There have been several updates in the Bernie Sanders campaign, between his temporary issue with the DNC and his record-breaking campaign fundraising. Here's our update on everything you need to know about what's been going on with the Sanders campaign lately.

Sanders' Campaign Lost Access to Voter Files

The Democratic National Committee (DNC) cut off Sanders' campaign's access to the nationwide voter file, according to BuzzFeed News.

This happened as a result of a 30-minute technical error that allowed Sanders' campaign access to internal files for other Democratic candidates, including Hilary Clinton. Josh Uretsky, former national data director for the Sanders campaign, made copies of Clinton's files. Uretsky claimed he was doing so in an attempt to show the DNC exactly what type of files were able to be accessed during the technical glitch.

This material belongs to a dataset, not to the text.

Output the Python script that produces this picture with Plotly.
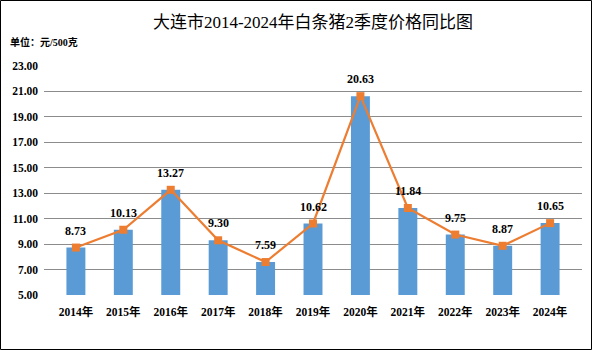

Uretsky was suspended after the data breach, along with two additional staff members, according to Fortune.

The DNC shut off access to the entire system for the Sanders' campaign.

Acceess to the voter database was restored by December 19, according to USA Today. The decision came right before a deadline for the lawsuit Sanders' campaign filed against the DNC, accusing them of trying to undermine his run. There was also massive backlash against the suspension from Sanders' supporters—250,000 signatures were gathered on a MoveOn campaign.

Yahoo! Politics reports that Sanders apologized to Clinton for accessing her campaign data during the Democratic debate Saturday, but ultimately placed the blame on whoever allowed the breach to happen in the first place.

Sanders Reached 2 Million Campaign Contributions

During the DNC controversy, the Sanders campaign made $1 million in donations in a single day. The campaign has now reached over 2.3 million contributions as of December 20. 

Sanders' campaign now holds the record for the most contributions for a White House bid, which was previously held by President Obama in 2011. 

His campaign contributions overwhelmingly come from grassroots contributors, with the average contribution being below $25. TheStreet reports that about three quarters of the donations come from those who contributed less than $200 during the calendar year.